リカバリーや急変時の呼吸管理2

気道

具体例1:フェンタニルによる呼吸抑制

持続フェンタニルを使用してしっかりと鎮痛できたときが逆に注意です。移動中にマスクの曇り具合で呼吸数を確認しつつ、曇らない時は声をかけて自発呼吸を促しましょう。フェンタニルが効いているとやや縮瞳します。フレイルや認知症、睡眠時無呼吸症候群ではフェンタニルが効きやすいです。

具体例2:再クラーレ

TOFモニターを使用して適正なスガマデクス(商品名ブリディオン)でリバースすれば安全ですが、リバースの量が足りないと抜管時は良いもののちょうど帰室するくらい(リバースから20分後)に再クラーレといって体内の残存ロクロニウムが血中に戻り効果を発揮してしまうことがあります。簡単にいえば舌根沈下して気道が保てなくなり、ひどいと横隔膜の動きも悪くなります。気道確保しつつ、バッグバルブマスクで補助換気をしましょう。うまく補助換気ができない、または補助換気しつづけなければならないときは再挿管が必要です。

具体例3:アナフィラキシー

これはとくにスガマデクス(ブリディオン)に伴うことが多いです。厳密には遅発性もありうるので、それまでに使用した全ての薬剤が被疑薬となります。
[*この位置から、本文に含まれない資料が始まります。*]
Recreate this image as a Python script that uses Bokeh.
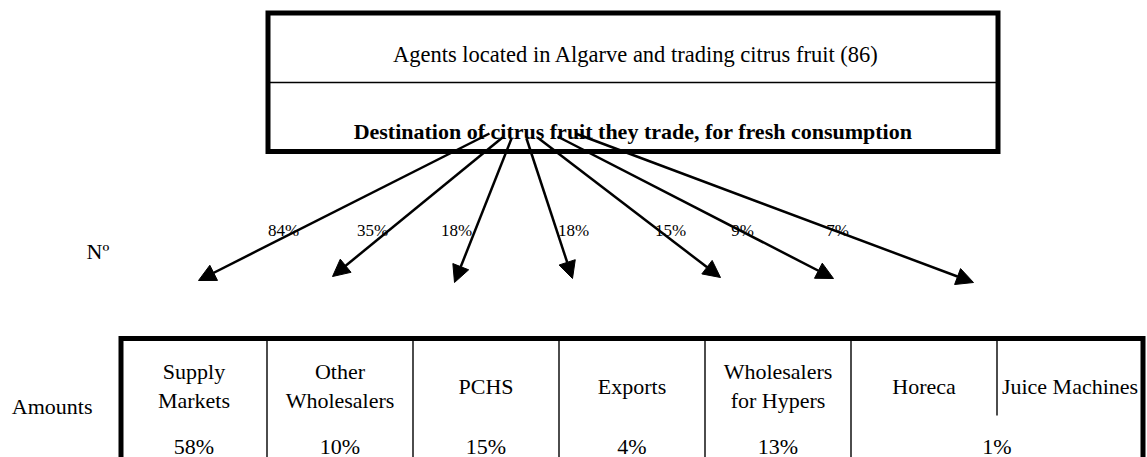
from bokeh.plotting import figure
from bokeh.models import Range1d, Arrow, NormalHead, ColumnDataSource
from bokeh.core.properties import value
from bokeh.embed import file_html
from bokeh.resources import INLINE

# ---------------- data ----------------
header_title = "Agents located in Algarve and trading citrus fruit (86)"
header_subtitle = "Destination of citrus fruit they trade, for fresh consumption"
destinations = ["Supply\nMarkets", "Other\nWholesalers", "PCHS", "Exports",
                "Wholesalers\nfor Hypers", "Horeca", "Juice Machines"]
share_of_agents = ["84%", "35%", "18%", "18%", "15%", "9%", "7%"]   # Nº
share_of_amounts = ["58%", "10%", "15%", "4%", "13%", "1%"]         # Amounts
amount_columns = [[0], [1], [2], [3], [4], [5, 6]]                  # destinations covered by each amount
row_labels = ["Nº", "Amounts"]

# ---------------- layout (pixel space) ----------------
FONT = value("'Liberation Serif', 'Times New Roman', Times, serif")
box_left, box_right, box_top, box_bottom, box_mid = 267.5, 997.5, 12.5, 151.0, 82.0
arrow_start_x = [489, 502, 511, 526, 537, 557, 575]
arrow_start_y = [133, 137, 138, 138, 137, 136, 133]
arrow_end_x = [198, 332, 454, 572, 720, 833, 973]
arrow_end_y = [280, 276, 282, 278, 277, 278, 282]
label_x = [283, 372, 456, 573, 670, 742, 837]
label_y = 230
table_left, col_w, table_top, table_bottom = 120.5, 146.0, 338.0, 470.0
sub_divider_bottom = 415.0

W, H = 1147, 457
p = figure(width=W, height=H, output_backend="svg", toolbar_location=None,
           x_range=Range1d(0, W), y_range=Range1d(H, 0),
           min_border=0, background_fill_color="white", border_fill_color="white")
p.axis.visible = False
p.grid.visible = False
p.outline_line_color = None

# ---- header box ----
p.quad(left=[box_left], right=[box_right], top=[box_top], bottom=[box_bottom],
       fill_color=None, line_color="black", line_width=5, line_join="miter")
p.segment(x0=[box_left], x1=[box_right], y0=[box_mid], y1=[box_mid],
          line_color="black", line_width=1.3)
p.text(x=[(box_left + box_right) / 2 + 3], y=[54], text=[header_title],
       text_font=FONT, text_font_size="22.5px", text_align="center",
       text_baseline="alphabetic", text_color="black")
p.text(x=[(box_left + box_right) / 2], y=[131], text=[header_subtitle],
       text_font=FONT, text_font_size="22px", text_font_style="bold",
       text_align="center", text_baseline="alphabetic", text_color="black")

# ---- arrows ----
asrc = ColumnDataSource(dict(x0=arrow_start_x, y0=arrow_start_y,
                             x1=arrow_end_x, y1=arrow_end_y))
p.add_layout(Arrow(end=NormalHead(size=17, fill_color="black", line_color="black",
                                  line_width=1),
                   x_start="x0", y_start="y0", x_end="x1", y_end="y1",
                   source=asrc, line_color="black", line_width=2.5))
p.text(x=label_x, y=[label_y] * len(label_x), text=share_of_agents,
       text_font=FONT, text_font_size="17px", text_align="center",
       text_baseline="alphabetic", text_color="black")

# ---- row labels ----
p.text(x=[86], y=[251], text=[row_labels[0]], text_font=FONT, text_font_size="22px",
       text_align="left", text_baseline="alphabetic", text_color="black")
p.text(x=[92], y=[406], text=[row_labels[1]], text_font=FONT, text_font_size="22px",
       text_align="right", text_baseline="alphabetic", text_color="black")

# ---- table ----
ncol = len(destinations)
table_right = table_left + ncol * col_w
p.line(x=[table_left, table_left, table_right, table_right],
       y=[table_bottom, table_top, table_top, table_bottom],
       line_color="black", line_width=5, line_join="miter")

# dividers: full height where the amount cells split, short where they merge
div_x, div_y1 = [], []
merged_inner = set()
for cols in amount_columns:
    for c in cols[1:]:
        merged_inner.add(c)
for i in range(1, ncol):
    div_x.append(table_left + i * col_w)
    div_y1.append(sub_divider_bottom if i in merged_inner else table_bottom)
p.segment(x0=div_x, x1=div_x, y0=[table_top] * len(div_x), y1=div_y1,
          line_color="black", line_width=1.4)

# destination names
l1x, l1y, l1t = [], [], []
for i, name in enumerate(destinations):
    cx = table_left + (i + 0.5) * col_w
    lines = name.split("\n")
    if len(lines) == 2:
        l1x += [cx, cx]
        l1y += [371, 400]
        l1t += lines
    else:
        l1x.append(cx)
        l1y.append(385.5)
        l1t.append(lines[0])
p.text(x=l1x, y=l1y, text=l1t, text_font=FONT, text_font_size="22px",
       text_align="center", text_baseline="alphabetic", text_color="black")

# amounts
ax = [table_left + (min(cols) + max(cols) + 1) / 2 * col_w for cols in amount_columns]
p.text(x=ax, y=[445.5] * len(ax), text=share_of_amounts, text_font=FONT,
       text_font_size="22px", text_align="center", text_baseline="alphabetic",
       text_color="black")

open("out.html", "w").write(file_html(p, INLINE))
症状はショックがメインのこともありますし、Strider(吸気の喘鳴)やWheezes(呼気のヒューヒュー)などの気道がメインのこともあります。筆者の場合ははどちらも起きました。帰室時にSPO2や血圧が測定不能な場合は、待つのではなくすぐに脈を触り意識レベルを確認しましょう。酸素をリザーバー10Lに上げつつ、ショックであればアドレナリン0.3mg(1/3筒)筋注です。人を集めましょう。

具体例4:喘息発作

普通の呼吸ではWheezesを聴取しなくても深呼吸で聴取する場合があり、つまりうまく聞こえなくても喘息既往があれば喘息発作を疑ってください。SPO2:93%以上を目標にまずは吸入酸素濃度を上げ、メプチンを吸入してもらいましょう。全然呼吸できないときはアドレナリン0.3mg皮下注(なぜか呼吸器学会は皮下注と書いてます、理由は調べてもわかりませんでした。)です。根本治療のためにステロイドも投与していきましょう。